Thursday, January 12, 2006

 

Sal Anthony’s, Second Ave Deli are closing - who’s next?

LOOKING AHEAD by Wally Dobelis


The news in the January 5, NYTimes about the closing of the Second Avenue Deli was depressing, to say the least. Next day’s update, about Jack Lebewohl looking for a resolution in "x days" before vacating was bracing. But the doors remain closed, and the daily kosher food seekers are deprived of their fare. There are alternatives – I hasten to note the two kosher delis on First Ave north of 14th Street, not that far from the 156 Second Avenue and 10th Street haven – but who can match the pickles, and the sauerkraut appetizers that miraculously appear even before your order is taken, and the intimidatingly large sandwiches of corned beef and pastrami piled high on rye? You can make two lunches of the leftovers alone.

This closing is not a unique event – Sal Anthony’s at 55 Irving Place (between 17th &18th Streets) is also closing in January, victim of a tripling of the rent. Tony Macagnone opened it 40 years ago, and it has served the neighborhood faithfully with good food at reasonable prices, giving the neighbors a street party at the last brownout, and providing trays and trays of dinners in the fateful days of 9/11/2001, when volunteers spent their days clearing the Ground Zero site, and coming back to the 13th Precinct for meals organized by Arlene Harrison ( many other restaurants of the T&V Country also contributed). Tony will not leave the neighborhood, he has the SPQR Restaurant in Little Italy and the Gyrotonic and Pilates Movement Salon in the landmarked historic former Fat Tuesday’s and Joe King’s Rathskeller, aka Scheffel Hall building at 190 Third Avenue, but we the clients will be the losers.

This is not the beginning and not the end. Adiana, the good Italian restaurant on Third Ave at 19th Street, closed in 2004, and remains shuttered. CGBG, an immensely popular entertainment place on Third Avenue, closed last year, when the landlord, a charity, of all things, claiming the needs of its homeless clients, forced it to shut down – or was it to make real estate profits? Even the Mayor, forever looking for restaurants to fill the leaks in his budget, has raised the sidewalk café taxes, and the inspectors have tightened their requirements and fines. A 17th Street restaurant, currently worrying about a tripled rent two years from now, had to accommodate a t ax increase f from $3,000 to $11,000 plus for its ten outside tables.

The landlords who overpaid for real estate and are now trying to cash in by tripling the rents must realize that the ordinary New Yorker’s food budget is not a forever-stretchable affair.
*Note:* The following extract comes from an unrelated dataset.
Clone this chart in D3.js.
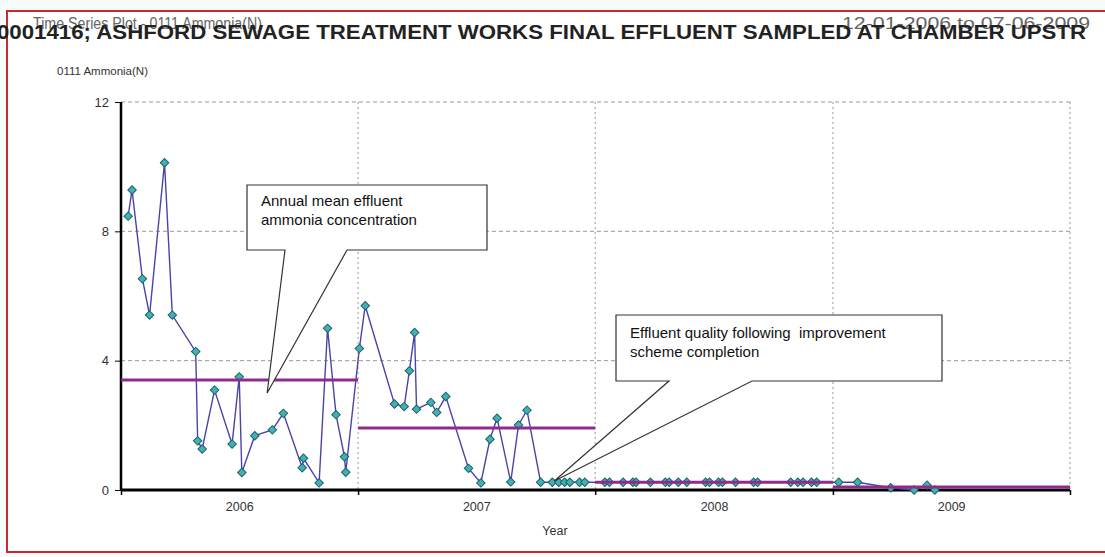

At some point people give up on restaurant food, and go to the premade dinners now so readily available – not only TV dinners but also readymade frozen vegetables and pre-roasted chicken in the supermarket, or Whole Foods huge selection of hot buffet and cold takeout varieties. Only the celebrity restaurants on Park Avenue and Union Square, specializing in boy-meet-girl, business lunches and birthday celebrations can stretch their prices to accommodate huge rent increases, and the owners (the names of Mario Batali, Danny Meyer, Steve Hansen, Todd English and Eric Pettersen come to mind) leverage their businesses by having a bunch of venues, not just one or two.

Ordinary businesses that will take the space once occupied by a restaurant just cannot afford the humongous rents that the realtors now want. The real estate boom is shutting down. The places that two-income families frequented do not reopen once closed. There is a blog that runs a regular Plywood Report, listing all the food and drink facilities that have been shuttered. The implications are not pleasant to consider.

Going back to Second Avenue Deli, the rent increase is not that frightening in percentage terms –$24,000 a month up to $31,000 in five years, for 2,800 square feet. The actual increase number, $9,000 a month, represents major boost per unit of food sold, particularly when Jack Lebewohl forecasts a need to spend several hundred thousand dollars to upgrade the storage, refrigeration and general restaurant facilities, satisfactory last year but now requiring work to pass the upcoming tighter Board of Health inspection requirements. He cannot take the risk of the investment without a long-term lease at reasonable terms, and is closing now. The new landlord, Martin Newman of Jonis Realty of Great Neck who bought the property from Sterling Equities, shrugs his shoulders, calls it fair and points at the $17.50 tongue-on-rye sandwich, presumably as representing a considerable profit margin.

Let us hope that the Second Avenue Deli dispute gets settled, in the interests of the people who depend on its kosher facilities, the charities that receive its free food, the employees who make a living there, and us, the neighbors and once in a while visitors who enjoy the food and atmosphere, and like to check out the stars in the sidewalk representing the greats of the Yiddish Theatre, and visit the little triangle park across from St. Mark’s in the Bouwerie, named for his late brother Abe, whose murder nearly ten years ago remains a mystery.